Do this:
Below this line is a set of entries; quote exactly the lines from the line that contains "Convert this chart to matplotlib code." to the line that contains "import matplotlib.pyplot as plt", both lines included.
━━━ Input for this task ━━━
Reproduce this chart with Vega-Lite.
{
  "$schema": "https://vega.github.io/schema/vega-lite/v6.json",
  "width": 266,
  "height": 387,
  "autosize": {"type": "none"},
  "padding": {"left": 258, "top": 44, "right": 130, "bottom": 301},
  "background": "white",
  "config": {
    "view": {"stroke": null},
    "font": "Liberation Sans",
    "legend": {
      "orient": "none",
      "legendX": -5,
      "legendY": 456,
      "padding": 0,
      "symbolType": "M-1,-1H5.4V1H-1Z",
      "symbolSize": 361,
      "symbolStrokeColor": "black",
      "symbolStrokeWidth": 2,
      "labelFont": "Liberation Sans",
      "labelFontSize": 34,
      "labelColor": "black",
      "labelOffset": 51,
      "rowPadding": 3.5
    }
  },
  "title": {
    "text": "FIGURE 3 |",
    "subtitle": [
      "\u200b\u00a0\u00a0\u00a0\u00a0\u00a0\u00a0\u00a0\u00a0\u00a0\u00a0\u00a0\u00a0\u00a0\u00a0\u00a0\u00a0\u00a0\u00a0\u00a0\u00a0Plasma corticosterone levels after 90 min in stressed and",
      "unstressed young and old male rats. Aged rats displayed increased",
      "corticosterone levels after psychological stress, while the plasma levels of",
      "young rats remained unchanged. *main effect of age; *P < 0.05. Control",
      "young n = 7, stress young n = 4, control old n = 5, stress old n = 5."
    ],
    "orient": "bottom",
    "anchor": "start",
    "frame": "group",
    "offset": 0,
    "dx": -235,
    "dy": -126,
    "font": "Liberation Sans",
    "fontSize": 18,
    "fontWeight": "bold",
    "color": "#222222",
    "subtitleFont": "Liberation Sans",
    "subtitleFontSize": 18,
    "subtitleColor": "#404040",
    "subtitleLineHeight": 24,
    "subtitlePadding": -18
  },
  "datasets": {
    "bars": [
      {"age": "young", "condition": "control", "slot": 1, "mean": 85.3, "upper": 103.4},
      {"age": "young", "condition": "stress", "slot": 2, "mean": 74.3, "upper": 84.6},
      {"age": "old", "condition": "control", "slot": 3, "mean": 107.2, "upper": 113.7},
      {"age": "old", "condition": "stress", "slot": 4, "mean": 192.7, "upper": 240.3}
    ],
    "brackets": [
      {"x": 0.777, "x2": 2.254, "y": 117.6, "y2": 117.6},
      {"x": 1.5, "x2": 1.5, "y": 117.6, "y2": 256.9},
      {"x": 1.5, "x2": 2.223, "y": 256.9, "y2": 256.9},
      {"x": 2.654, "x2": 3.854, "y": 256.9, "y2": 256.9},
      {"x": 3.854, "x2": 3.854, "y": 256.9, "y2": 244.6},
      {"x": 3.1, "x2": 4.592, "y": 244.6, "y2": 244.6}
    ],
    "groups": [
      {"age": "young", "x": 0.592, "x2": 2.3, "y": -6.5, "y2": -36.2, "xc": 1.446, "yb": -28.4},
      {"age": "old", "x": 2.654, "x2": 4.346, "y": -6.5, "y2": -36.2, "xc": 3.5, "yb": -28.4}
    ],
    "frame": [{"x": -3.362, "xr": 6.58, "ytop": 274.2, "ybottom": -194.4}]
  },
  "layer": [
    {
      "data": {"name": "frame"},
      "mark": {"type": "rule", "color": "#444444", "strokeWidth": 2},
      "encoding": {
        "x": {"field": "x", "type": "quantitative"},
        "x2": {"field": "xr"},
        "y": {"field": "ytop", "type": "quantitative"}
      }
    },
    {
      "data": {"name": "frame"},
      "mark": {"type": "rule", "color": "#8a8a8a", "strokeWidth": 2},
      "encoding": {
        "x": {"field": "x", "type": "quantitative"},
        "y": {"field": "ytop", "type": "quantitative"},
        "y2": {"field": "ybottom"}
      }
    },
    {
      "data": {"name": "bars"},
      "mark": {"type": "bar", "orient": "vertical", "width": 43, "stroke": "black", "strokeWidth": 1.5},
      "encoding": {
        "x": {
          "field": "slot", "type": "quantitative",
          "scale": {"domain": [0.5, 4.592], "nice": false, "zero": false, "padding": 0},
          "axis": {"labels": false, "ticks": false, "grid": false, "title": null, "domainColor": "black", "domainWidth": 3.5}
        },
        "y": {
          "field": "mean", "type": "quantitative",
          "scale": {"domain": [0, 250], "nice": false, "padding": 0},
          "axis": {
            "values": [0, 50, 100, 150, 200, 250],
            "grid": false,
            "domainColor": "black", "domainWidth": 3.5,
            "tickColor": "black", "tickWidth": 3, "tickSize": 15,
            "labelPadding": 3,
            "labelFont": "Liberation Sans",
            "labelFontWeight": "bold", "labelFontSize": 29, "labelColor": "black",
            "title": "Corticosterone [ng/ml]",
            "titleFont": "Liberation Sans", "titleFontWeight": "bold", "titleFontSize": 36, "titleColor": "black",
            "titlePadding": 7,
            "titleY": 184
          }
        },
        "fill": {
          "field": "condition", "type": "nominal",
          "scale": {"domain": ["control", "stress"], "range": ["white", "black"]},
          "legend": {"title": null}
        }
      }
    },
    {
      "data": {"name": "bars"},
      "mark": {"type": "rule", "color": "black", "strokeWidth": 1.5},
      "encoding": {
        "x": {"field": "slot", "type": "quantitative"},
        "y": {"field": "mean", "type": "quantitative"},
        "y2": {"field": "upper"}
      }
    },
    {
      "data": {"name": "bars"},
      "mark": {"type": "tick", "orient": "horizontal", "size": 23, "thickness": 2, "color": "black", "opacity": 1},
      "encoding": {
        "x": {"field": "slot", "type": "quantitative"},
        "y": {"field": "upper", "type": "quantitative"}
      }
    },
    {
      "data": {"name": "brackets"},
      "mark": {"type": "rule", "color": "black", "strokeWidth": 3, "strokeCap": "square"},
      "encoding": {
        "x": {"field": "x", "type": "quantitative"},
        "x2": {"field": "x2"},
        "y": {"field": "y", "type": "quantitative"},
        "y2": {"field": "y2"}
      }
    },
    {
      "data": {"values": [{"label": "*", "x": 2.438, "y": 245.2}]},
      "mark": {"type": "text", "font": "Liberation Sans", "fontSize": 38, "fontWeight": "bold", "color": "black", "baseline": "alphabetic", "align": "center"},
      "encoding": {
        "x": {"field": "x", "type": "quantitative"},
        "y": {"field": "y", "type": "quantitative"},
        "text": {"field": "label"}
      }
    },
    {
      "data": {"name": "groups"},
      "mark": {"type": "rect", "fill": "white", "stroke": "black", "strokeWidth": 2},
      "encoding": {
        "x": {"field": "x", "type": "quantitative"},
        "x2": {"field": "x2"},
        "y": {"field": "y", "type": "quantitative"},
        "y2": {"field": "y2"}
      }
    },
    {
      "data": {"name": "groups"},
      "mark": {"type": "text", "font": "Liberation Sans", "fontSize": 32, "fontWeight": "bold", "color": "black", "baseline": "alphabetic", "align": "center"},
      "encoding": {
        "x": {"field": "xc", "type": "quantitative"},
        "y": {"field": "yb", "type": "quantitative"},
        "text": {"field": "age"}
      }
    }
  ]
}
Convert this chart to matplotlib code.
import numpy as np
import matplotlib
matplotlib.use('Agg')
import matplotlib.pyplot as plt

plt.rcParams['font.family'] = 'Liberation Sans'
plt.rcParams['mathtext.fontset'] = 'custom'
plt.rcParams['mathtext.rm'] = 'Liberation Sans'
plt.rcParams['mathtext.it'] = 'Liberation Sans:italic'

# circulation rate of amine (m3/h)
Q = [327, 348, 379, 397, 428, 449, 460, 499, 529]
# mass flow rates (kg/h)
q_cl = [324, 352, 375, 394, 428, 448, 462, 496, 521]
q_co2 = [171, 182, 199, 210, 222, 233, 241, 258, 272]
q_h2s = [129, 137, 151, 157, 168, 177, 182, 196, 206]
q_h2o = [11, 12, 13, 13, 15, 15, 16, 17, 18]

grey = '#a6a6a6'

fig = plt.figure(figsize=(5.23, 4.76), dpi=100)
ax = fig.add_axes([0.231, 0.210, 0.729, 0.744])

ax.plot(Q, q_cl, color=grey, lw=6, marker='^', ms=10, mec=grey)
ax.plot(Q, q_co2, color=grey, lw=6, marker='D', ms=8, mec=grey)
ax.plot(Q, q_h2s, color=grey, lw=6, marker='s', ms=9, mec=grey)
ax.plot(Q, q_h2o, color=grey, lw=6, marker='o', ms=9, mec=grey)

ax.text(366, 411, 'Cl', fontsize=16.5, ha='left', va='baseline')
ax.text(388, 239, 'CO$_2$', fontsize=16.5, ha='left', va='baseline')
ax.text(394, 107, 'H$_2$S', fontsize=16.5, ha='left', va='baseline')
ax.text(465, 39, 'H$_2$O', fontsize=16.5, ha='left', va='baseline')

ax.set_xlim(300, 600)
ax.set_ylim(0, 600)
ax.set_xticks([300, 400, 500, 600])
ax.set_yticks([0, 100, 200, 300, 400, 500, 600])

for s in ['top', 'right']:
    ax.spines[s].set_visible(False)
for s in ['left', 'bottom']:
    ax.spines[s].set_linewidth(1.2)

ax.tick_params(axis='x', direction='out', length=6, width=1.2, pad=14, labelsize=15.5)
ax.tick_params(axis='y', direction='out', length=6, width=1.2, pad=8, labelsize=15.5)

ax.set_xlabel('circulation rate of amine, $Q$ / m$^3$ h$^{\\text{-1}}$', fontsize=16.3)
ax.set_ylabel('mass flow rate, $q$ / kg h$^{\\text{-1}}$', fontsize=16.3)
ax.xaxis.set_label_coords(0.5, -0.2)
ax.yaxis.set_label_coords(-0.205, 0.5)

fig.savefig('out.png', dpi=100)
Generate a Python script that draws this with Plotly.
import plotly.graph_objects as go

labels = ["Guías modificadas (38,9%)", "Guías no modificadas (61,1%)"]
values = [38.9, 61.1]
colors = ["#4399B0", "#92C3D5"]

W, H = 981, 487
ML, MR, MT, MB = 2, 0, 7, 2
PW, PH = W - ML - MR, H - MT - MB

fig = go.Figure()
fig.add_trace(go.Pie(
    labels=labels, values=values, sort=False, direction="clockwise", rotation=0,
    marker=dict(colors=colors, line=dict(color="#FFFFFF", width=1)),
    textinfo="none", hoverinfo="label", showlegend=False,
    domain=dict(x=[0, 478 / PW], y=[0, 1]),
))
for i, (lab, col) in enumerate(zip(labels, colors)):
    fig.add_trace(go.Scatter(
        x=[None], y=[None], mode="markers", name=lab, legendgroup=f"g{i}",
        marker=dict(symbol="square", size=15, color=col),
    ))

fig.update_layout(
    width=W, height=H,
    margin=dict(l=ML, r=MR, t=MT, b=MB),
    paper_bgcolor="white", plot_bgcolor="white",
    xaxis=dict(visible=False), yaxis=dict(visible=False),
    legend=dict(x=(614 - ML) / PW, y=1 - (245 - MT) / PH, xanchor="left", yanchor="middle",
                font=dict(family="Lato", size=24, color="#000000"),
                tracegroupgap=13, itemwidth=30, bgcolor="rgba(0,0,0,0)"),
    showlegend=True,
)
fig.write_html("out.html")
━━━
Output:
Convert this chart to matplotlib code.
import numpy as np
import matplotlib
matplotlib.use('Agg')
import matplotlib.pyplot as plt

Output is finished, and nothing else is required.